= Task to complete =
Return the listing below verbatim. Pictures do not belong in the copy.

= Data extract =
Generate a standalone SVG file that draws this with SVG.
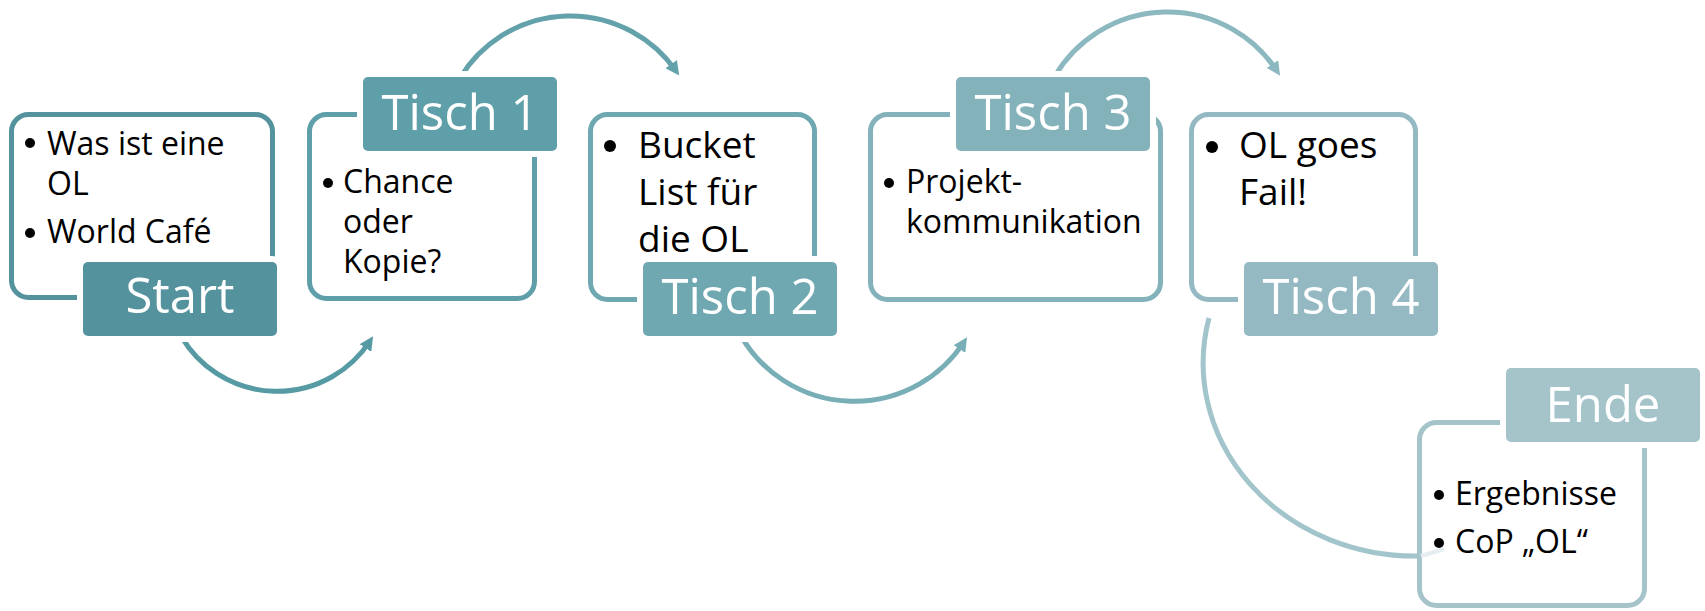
<svg xmlns="http://www.w3.org/2000/svg" width="1705" height="611" viewBox="0 0 1705 611">
<defs>
<style>
.box{fill:#fff;stroke-width:5}
.lbl{stroke:#fff;stroke-width:12;paint-order:stroke}
.lt{font-family:"Open Sans","Noto Sans",sans-serif;font-size:49px;fill:#fff;text-anchor:middle}
.bt{font-family:"Open Sans","Noto Sans",sans-serif;font-size:32px;fill:#000}
.bt2{font-family:"Open Sans","Noto Sans",sans-serif;font-size:37px;fill:#000}
.con{fill:none;stroke-width:5}
</style>
<marker id="a1" viewBox="0 0 10 10" refX="6" refY="5" markerUnits="userSpaceOnUse" markerWidth="14" markerHeight="14" orient="auto"><path d="M0,0 L10,5 L0,10 z" fill="#569AA3"/></marker>
<marker id="a2" viewBox="0 0 10 10" refX="6" refY="5" markerUnits="userSpaceOnUse" markerWidth="14" markerHeight="14" orient="auto"><path d="M0,0 L10,5 L0,10 z" fill="#63A2AB"/></marker>
<marker id="a3" viewBox="0 0 10 10" refX="6" refY="5" markerUnits="userSpaceOnUse" markerWidth="14" markerHeight="14" orient="auto"><path d="M0,0 L10,5 L0,10 z" fill="#78AEB6"/></marker>
<marker id="a4" viewBox="0 0 10 10" refX="6" refY="5" markerUnits="userSpaceOnUse" markerWidth="14" markerHeight="14" orient="auto"><path d="M0,0 L10,5 L0,10 z" fill="#8CB8C0"/></marker>
</defs>
<rect width="1705" height="611" fill="#fff"/>
<g id="connectors">
<path class="con" stroke="#569AA3" d="M181,336 A111,111 0 0 0 370,341" marker-end="url(#a1)"/>
<path class="con" stroke="#63A2AB" d="M460,78 A129,129 0 0 1 676,71" marker-end="url(#a2)"/>
<path class="con" stroke="#78AEB6" d="M741,336 A131,131 0 0 0 964,342" marker-end="url(#a3)"/>
<path class="con" stroke="#8CB8C0" d="M1055,76 A131,131 0 0 1 1277,71" marker-end="url(#a4)"/>
<path class="con" stroke="#A2C5CB" d="M1209,318 A212,193 0 0 0 1419,556"/>
</g>
<g id="start">
<rect class="box" stroke="#54939D" x="11.5" y="114.5" width="261" height="183" rx="17"/>
<circle cx="30" cy="143" r="5"/>
<text class="bt" x="47" y="155">Was ist eine</text>
<text class="bt" x="47" y="195">OL</text>
<circle cx="30" cy="233" r="5"/>
<text class="bt" x="47" y="243">World Café</text>
<rect class="lbl" fill="#54939D" x="83" y="262" width="194" height="74" rx="5"/>
<text class="lt" x="180" y="313">Start</text>
</g>
<g id="tisch1">
<rect class="box" stroke="#5F9FA9" x="309.5" y="114.5" width="225" height="184" rx="17"/>
<circle cx="328" cy="183" r="5"/>
<text class="bt" x="343" y="193">Chance</text>
<text class="bt" x="343" y="233">oder</text>
<text class="bt" x="343" y="273">Kopie?</text>
<rect class="lbl" fill="#5F9FA9" x="363" y="77" width="194" height="74" rx="5"/>
<text class="lt" x="460" y="130">Tisch 1</text>
</g>
<g id="tisch2">
<rect class="box" stroke="#70A8B1" x="590.5" y="114.5" width="224" height="185" rx="17"/>
<circle cx="610" cy="146" r="6"/>
<text class="bt2" x="638" y="158">Bucket</text>
<text class="bt2" x="638" y="205">List für</text>
<text class="bt2" x="638" y="252">die OL</text>
<rect class="lbl" fill="#70A8B1" x="643" y="262" width="194" height="74" rx="5"/>
<text class="lt" x="740" y="314">Tisch 2</text>
</g>
<g id="tisch3">
<rect class="box" stroke="#83B2BA" x="870.5" y="114.5" width="290" height="185" rx="17"/>
<circle cx="889" cy="183" r="5"/>
<text class="bt" x="906" y="193">Projekt-</text>
<text class="bt" x="906" y="233">kommunikation</text>
<rect class="lbl" fill="#83B2BA" x="956" y="77" width="194" height="74" rx="5"/>
<text class="lt" x="1053" y="130">Tisch 3</text>
</g>
<g id="tisch4">
<rect class="box" stroke="#94B9C2" x="1191.5" y="114.5" width="224" height="185" rx="17"/>
<circle cx="1212" cy="147" r="6"/>
<text class="bt2" x="1239" y="158">OL goes</text>
<text class="bt2" x="1239" y="205">Fail!</text>
<rect class="lbl" fill="#94B9C2" x="1244" y="262" width="194" height="74" rx="5"/>
<text class="lt" x="1341" y="314">Tisch 4</text>
</g>
<g id="ende">
<rect class="box" stroke="#A4C4CA" x="1419.5" y="422.5" width="225" height="183" rx="17"/>
<path d="M1421,556 L1444,549" stroke="#E4EEF0" stroke-width="4" fill="none"/>
<circle cx="1439" cy="495" r="5"/>
<text class="bt" x="1455" y="505">Ergebnisse</text>
<circle cx="1439" cy="543" r="5"/>
<text class="bt" x="1455" y="553">CoP „OL“</text>
<rect class="lbl" fill="#A4C4CA" x="1506" y="368" width="194" height="74" rx="5"/>
<text class="lt" x="1603" y="422">Ende</text>
</g>
</svg>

= Problem solution =
Generate a standalone SVG file that draws this with SVG.
<svg xmlns="http://www.w3.org/2000/svg" width="1705" height="611" viewBox="0 0 1705 611">
<defs>
<style>
.box{fill:#fff;stroke-width:5}
.lbl{stroke:#fff;stroke-width:12;paint-order:stroke}
.lt{font-family:"Open Sans","Noto Sans",sans-serif;font-size:49px;fill:#fff;text-anchor:middle}
.bt{font-family:"Open Sans","Noto Sans",sans-serif;font-size:32px;fill:#000}
.bt2{font-family:"Open Sans","Noto Sans",sans-serif;font-size:37px;fill:#000}
.con{fill:none;stroke-width:5}
</style>
<marker id="a1" viewBox="0 0 10 10" refX="6" refY="5" markerUnits="userSpaceOnUse" markerWidth="14" markerHeight="14" orient="auto"><path d="M0,0 L10,5 L0,10 z" fill="#569AA3"/></marker>
<marker id="a2" viewBox="0 0 10 10" refX="6" refY="5" markerUnits="userSpaceOnUse" markerWidth="14" markerHeight="14" orient="auto"><path d="M0,0 L10,5 L0,10 z" fill="#63A2AB"/></marker>
<marker id="a3" viewBox="0 0 10 10" refX="6" refY="5" markerUnits="userSpaceOnUse" markerWidth="14" markerHeight="14" orient="auto"><path d="M0,0 L10,5 L0,10 z" fill="#78AEB6"/></marker>
<marker id="a4" viewBox="0 0 10 10" refX="6" refY="5" markerUnits="userSpaceOnUse" markerWidth="14" markerHeight="14" orient="auto"><path d="M0,0 L10,5 L0,10 z" fill="#8CB8C0"/></marker>
</defs>
<rect width="1705" height="611" fill="#fff"/>
<g id="connectors">
<path class="con" stroke="#569AA3" d="M181,336 A111,111 0 0 0 370,341" marker-end="url(#a1)"/>
<path class="con" stroke="#63A2AB" d="M460,78 A129,129 0 0 1 676,71" marker-end="url(#a2)"/>
<path class="con" stroke="#78AEB6" d="M741,336 A131,131 0 0 0 964,342" marker-end="url(#a3)"/>
<path class="con" stroke="#8CB8C0" d="M1055,76 A131,131 0 0 1 1277,71" marker-end="url(#a4)"/>
<path class="con" stroke="#A2C5CB" d="M1209,318 A212,193 0 0 0 1419,556"/>
</g>
<g id="start">
<rect class="box" stroke="#54939D" x="11.5" y="114.5" width="261" height="183" rx="17"/>
<circle cx="30" cy="143" r="5"/>
<text class="bt" x="47" y="155">Was ist eine</text>
<text class="bt" x="47" y="195">OL</text>
<circle cx="30" cy="233" r="5"/>
<text class="bt" x="47" y="243">World Café</text>
<rect class="lbl" fill="#54939D" x="83" y="262" width="194" height="74" rx="5"/>
<text class="lt" x="180" y="313">Start</text>
</g>
<g id="tisch1">
<rect class="box" stroke="#5F9FA9" x="309.5" y="114.5" width="225" height="184" rx="17"/>
<circle cx="328" cy="183" r="5"/>
<text class="bt" x="343" y="193">Chance</text>
<text class="bt" x="343" y="233">oder</text>
<text class="bt" x="343" y="273">Kopie?</text>
<rect class="lbl" fill="#5F9FA9" x="363" y="77" width="194" height="74" rx="5"/>
<text class="lt" x="460" y="130">Tisch 1</text>
</g>
<g id="tisch2">
<rect class="box" stroke="#70A8B1" x="590.5" y="114.5" width="224" height="185" rx="17"/>
<circle cx="610" cy="146" r="6"/>
<text class="bt2" x="638" y="158">Bucket</text>
<text class="bt2" x="638" y="205">List für</text>
<text class="bt2" x="638" y="252">die OL</text>
<rect class="lbl" fill="#70A8B1" x="643" y="262" width="194" height="74" rx="5"/>
<text class="lt" x="740" y="314">Tisch 2</text>
</g>
<g id="tisch3">
<rect class="box" stroke="#83B2BA" x="870.5" y="114.5" width="290" height="185" rx="17"/>
<circle cx="889" cy="183" r="5"/>
<text class="bt" x="906" y="193">Projekt-</text>
<text class="bt" x="906" y="233">kommunikation</text>
<rect class="lbl" fill="#83B2BA" x="956" y="77" width="194" height="74" rx="5"/>
<text class="lt" x="1053" y="130">Tisch 3</text>
</g>
<g id="tisch4">
<rect class="box" stroke="#94B9C2" x="1191.5" y="114.5" width="224" height="185" rx="17"/>
<circle cx="1212" cy="147" r="6"/>
<text class="bt2" x="1239" y="158">OL goes</text>
<text class="bt2" x="1239" y="205">Fail!</text>
<rect class="lbl" fill="#94B9C2" x="1244" y="262" width="194" height="74" rx="5"/>
<text class="lt" x="1341" y="314">Tisch 4</text>
</g>
<g id="ende">
<rect class="box" stroke="#A4C4CA" x="1419.5" y="422.5" width="225" height="183" rx="17"/>
<path d="M1421,556 L1444,549" stroke="#E4EEF0" stroke-width="4" fill="none"/>
<circle cx="1439" cy="495" r="5"/>
<text class="bt" x="1455" y="505">Ergebnisse</text>
<circle cx="1439" cy="543" r="5"/>
<text class="bt" x="1455" y="553">CoP „OL“</text>
<rect class="lbl" fill="#A4C4CA" x="1506" y="368" width="194" height="74" rx="5"/>
<text class="lt" x="1603" y="422">Ende</text>
</g>
</svg>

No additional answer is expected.